Bisnis.com,JAKARTA--Industri perbankan ditegaskan agar lebih berhati-hati dalam menentukan debitur mengingat kasus kebakaran hutan dan lahan disinyalir terkait dengan perusahaan besar kelapa sawit atau produk kehutanan yang mendapat pembiayaan dari perbankan.
Chair of Asean CSR Network sekaligus sebagai Executive Director Indonesia Business Links Yanti Triwardiantini mengatakan motif pembakaran hutan yang dilakukan sejumlah perusahaan itu bisa jadi luput dari analisis perbankan.
Namun, katanya, bila kasus membakar hutan oleh debitur bank tersebut benar dilakukan, pihak perbankan bisa juga terseret ke dalam pertanggungjawabannya.
Itu yang kita sebut dengan extended responsibility. Jadi responsibility yang kena karena kesalahan orang lain. Kan sebenernya konyol, itu bisa terjadi karena ketidaktahuan bank, katanya saat ditemui Bisnis.com, belum lama ini.
Untuk mengantisipasi hal ini, kata Yanti, pemerintah melalui Otoritas Jasa Keuangan (OJK) dihimbau lebih tegas menerapkan peraturan terkait hal tersebut. Dia menyarankan bank dimungkinkan dikenakan sanksi bila penyaluran kredit terhadap perusahaan yang bermasalah dengan lingkungan itu tetap diberikan.
Mungkin di Indonesia harus seperti itu [dikenakan sanksi] kali ya. Karena tentu bank harus mengantisipasi, perusahaan-perusahaan itu kan pasti ada Amdalnya, ujarnya.
Johan Verburg, Senior Advisor Programme Development Private Sector Engagement Oxfam Novib, mengatakan motif pembakaran hutan secara sengaja oleh perusahaan kelapa sawit atau produk kehutanan bakal ditelusur hingga asal pendanaan perusahaan tersebut.

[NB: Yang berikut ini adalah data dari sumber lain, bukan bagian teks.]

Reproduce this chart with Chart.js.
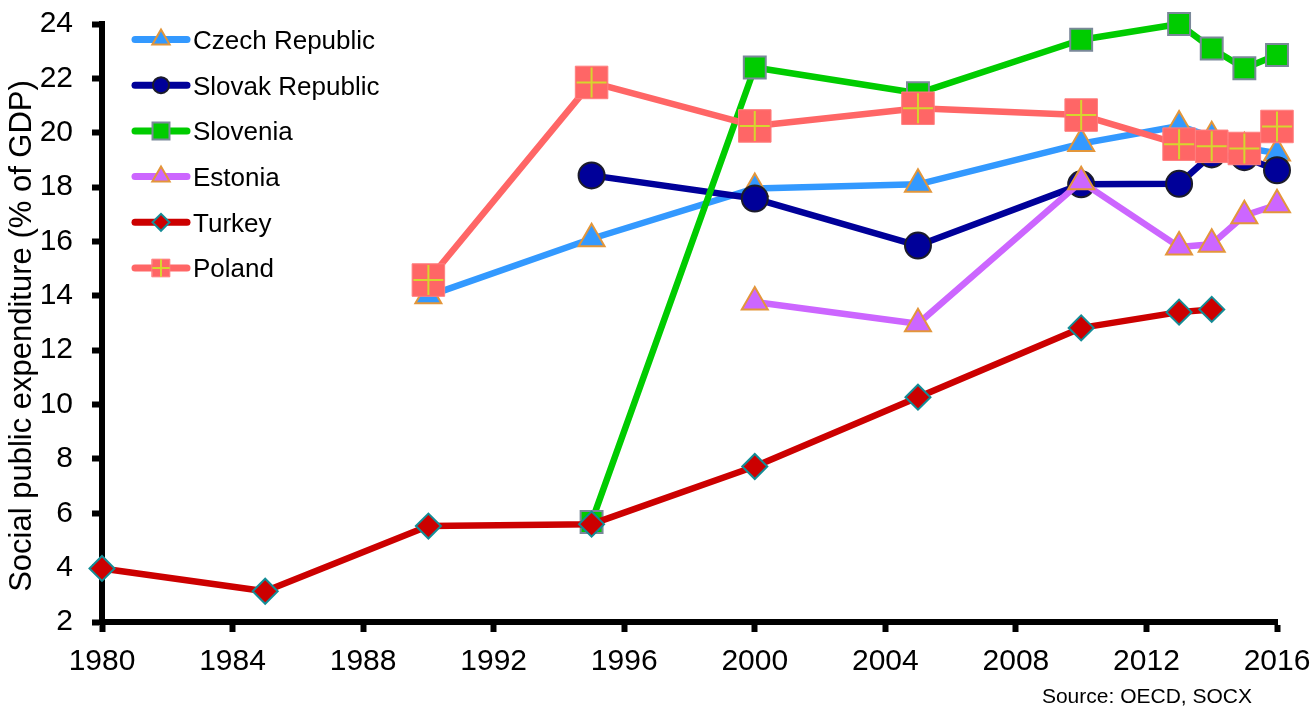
<!DOCTYPE html>
<html>
<head>
<meta charset="utf-8">
<title>Social public expenditure</title>
<script src="https://cdn.jsdelivr.net/npm/chart.js@4/dist/chart.umd.min.js"></script>
<style>
  html, body { margin: 0; padding: 0; background: #ffffff; }
  #wrap { width: 1316px; height: 713px; }
</style>
</head>
<body>
<div id="wrap"><canvas id="chart" width="1316" height="713"></canvas></div>
<script>
// Survey years
const years = [1980, 1985, 1990, 1995, 2000, 2005, 2010, 2013, 2014, 2015, 2016];

// Social public expenditure, % of GDP (null = no observation)
const czechRepublic  = [null, null, 14.0, 16.1, 17.95, 18.1, 19.6, 20.25, 19.85, 19.45, 19.25];
const slovakRepublic = [null, null, null, 18.43, 17.58, 15.85, 18.1, 18.12, 19.2, 19.1, 18.62];
const slovenia       = [null, null, null, 5.68, 22.4, 21.45, 23.42, 24.0, 23.1, 22.37, 22.86];
const estonia        = [null, null, null, null, 13.77, 12.97, 18.2, 15.8, 15.9, 16.95, 17.35];
const turkey         = [3.97, 3.13, 5.53, 5.6, 7.72, 10.27, 12.82, 13.4, 13.5, null, null];
const poland         = [null, null, 14.58, 21.85, 20.25, 20.9, 20.65, 19.58, 19.5, 19.42, 20.23];

// Axis tick labels
const xTicks = [1980, 1984, 1988, 1992, 1996, 2000, 2004, 2008, 2012, 2016];
const yTicks = [2, 4, 6, 8, 10, 12, 14, 16, 18, 20, 22, 24];

const yTitle = 'Social public expenditure (% of GDP)';
const sourceNote = 'Source: OECD, SOCX';

const FONT = "'Liberation Sans', Arial, Helvetica, sans-serif";

function points(values) {
  const out = [];
  values.forEach((v, i) => { if (v !== null) out.push({ x: years[i], y: v }); });
  return out;
}

function series(label, values, style) {
  return Object.assign({
    label: label,
    data: points(values),
    borderWidth: 6.5,
    borderCapStyle: 'round',
    borderJoinStyle: 'round',
    tension: 0,
    pointBorderWidth: 2,
    clip: false
  }, style);
}

const datasets = [
  series('Czech Republic', czechRepublic, {
    borderColor: '#3399ff', backgroundColor: '#3399ff',
    pointStyle: 'triangle', pointRadius: 15,
    pointBackgroundColor: '#3399ff', pointBorderColor: '#e3963a',
    order: 6, legendRadius: 10
  }),
  series('Slovak Republic', slovakRepublic, {
    borderColor: '#000099', backgroundColor: '#000099',
    pointStyle: 'circle', pointRadius: 13,
    pointBackgroundColor: '#000099', pointBorderColor: '#1c1c2a',
    order: 5, legendRadius: 8
  }),
  series('Slovenia', slovenia, {
    borderColor: '#00cc00', backgroundColor: '#00cc00',
    pointStyle: 'rect', pointRadius: 15.5,
    pointBackgroundColor: '#00cc00', pointBorderColor: '#7a8899',
    order: 4, legendRadius: 12
  }),
  series('Estonia', estonia, {
    borderColor: '#cc66ff', backgroundColor: '#cc66ff',
    pointStyle: 'triangle', pointRadius: 15,
    pointBackgroundColor: '#cc66ff', pointBorderColor: '#e3963a',
    order: 3, legendRadius: 10
  }),
  series('Turkey', turkey, {
    borderColor: '#cc0000', backgroundColor: '#cc0000',
    pointStyle: 'rectRot', pointRadius: 12.5,
    pointBackgroundColor: '#cc0000', pointBorderColor: '#138c96',
    order: 2, legendRadius: 8.5
  }),
  series('Poland', poland, {
    borderColor: '#ff6666', backgroundColor: '#ff6666',
    pointStyle: 'rect', pointRadius: 23,
    pointBackgroundColor: '#ff6666', pointBorderColor: '#ff7f7f',
    pointBorderWidth: 1,
    order: 1, legendRadius: 12.5, legendCross: 8
  }),
  // yellow "+" drawn over the Poland markers
  {
    label: 'Poland cross',
    data: points(poland),
    showLine: false,
    pointStyle: 'cross',
    pointRadius: 15,
    pointBorderWidth: 2,
    pointBorderColor: '#d6d62e',
    borderColor: '#d6d62e',
    order: 0,
    clip: false,
    helper: true
  }
];

// Legend drawn inside the plot area, with a line sample and marker per series
const insideLegend = {
  id: 'insideLegend',
  afterDraw(chart) {
    const ctx = chart.ctx;
    const x0 = 135, x1 = 187, mx = 161, tx = 193;
    let row = 0;
    chart.data.datasets.forEach(ds => {
      if (ds.helper) return;
      const y = 39.5 + row * 45.7;
      ctx.save();
      ctx.strokeStyle = ds.borderColor;
      ctx.lineWidth = 7;
      ctx.lineCap = 'round';
      ctx.beginPath();
      ctx.moveTo(x0, y);
      ctx.lineTo(x1, y);
      ctx.stroke();
      ctx.fillStyle = ds.pointBackgroundColor;
      ctx.strokeStyle = ds.pointBorderColor;
      ctx.lineWidth = ds.pointBorderWidth;
      Chart.helpers.drawPoint(ctx, {
        pointStyle: ds.pointStyle, rotation: 0,
        radius: ds.legendRadius, borderWidth: ds.pointBorderWidth
      }, mx, y);
      if (ds.legendCross) {
        ctx.strokeStyle = '#d6d62e';
        ctx.lineWidth = 2;
        Chart.helpers.drawPoint(ctx, {
          pointStyle: 'cross', rotation: 0,
          radius: ds.legendCross, borderWidth: 2
        }, mx, y);
      }
      ctx.fillStyle = '#000000';
      ctx.font = '26px ' + FONT;
      ctx.textAlign = 'left';
      ctx.textBaseline = 'alphabetic';
      ctx.fillText(ds.label, tx, y + 9.3);
      ctx.restore();
      row++;
    });

    // vertical axis title
    ctx.save();
    ctx.translate(22, 336);
    ctx.rotate(-Math.PI / 2);
    ctx.fillStyle = '#000000';
    ctx.font = '31px ' + FONT;
    ctx.textAlign = 'center';
    ctx.textBaseline = 'middle';
    ctx.fillText(yTitle, 0, 0);
    ctx.restore();

    // source note
    ctx.save();
    ctx.fillStyle = '#000000';
    ctx.font = '21px ' + FONT;
    ctx.textAlign = 'right';
    ctx.textBaseline = 'middle';
    ctx.fillText(sourceNote, 1252, 697);
    ctx.restore();
  }
};

const axisLine = { display: true, color: '#000000', width: 6 };
const axisGrid = {
  display: true, drawOnChartArea: false, drawTicks: true,
  tickLength: 10, tickWidth: 6, tickColor: '#000000', color: '#000000'
};

new Chart(document.getElementById('chart'), {
  type: 'line',
  data: { datasets: datasets },
  options: {
    responsive: false,
    animation: false,
    events: [],
    layout: { padding: { left: 0, right: 39, top: 18, bottom: 0 } },
    plugins: {
      legend: { display: false },
      tooltip: { enabled: false },
      title: { display: false }
    },
    scales: {
      x: {
        type: 'linear',
        min: 1980, max: 2016,
        border: axisLine,
        grid: axisGrid,
        afterBuildTicks(scale) { scale.ticks = xTicks.map(v => ({ value: v })); },
        afterFit(scale) {
          scale.height = 91;
          scale.paddingLeft = 0;
          scale.paddingRight = 0;
        },
        ticks: {
          color: '#000000',
          padding: 12,
          maxRotation: 0,
          autoSkip: false,
          font: { family: FONT, size: 30 },
          callback: v => String(v)
        }
      },
      y: {
        type: 'linear',
        min: 2, max: 24,
        border: axisLine,
        grid: axisGrid,
        afterBuildTicks(scale) { scale.ticks = yTicks.map(v => ({ value: v })); },
        afterFit(scale) {
          scale.width = 102;
          scale.paddingTop = 0;
          scale.paddingBottom = 0;
        },
        ticks: {
          color: '#000000',
          padding: 19,
          autoSkip: false,
          font: { family: FONT, size: 30 },
          callback: v => String(v)
        }
      }
    }
  },
  plugins: [insideLegend]
});
</script>
</body>
</html>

Dalam hal ini, perbankan sebagai penyalur kredit juga akan terkena imbasnya. Dengan demikian, dia menghimbau perbankan untuk lebih berhati-hati bila ingin menginvestasikan uangnya ke perusahaan-perusahaan yang terkait dengan kasus serupa.
Oxfam mendukung pengembangan sustainability dan bagaimana enforce. Kami juga mobilizing ke pembeli terkait kelapa sawit dan bank yang mau investasi di situ, katanya.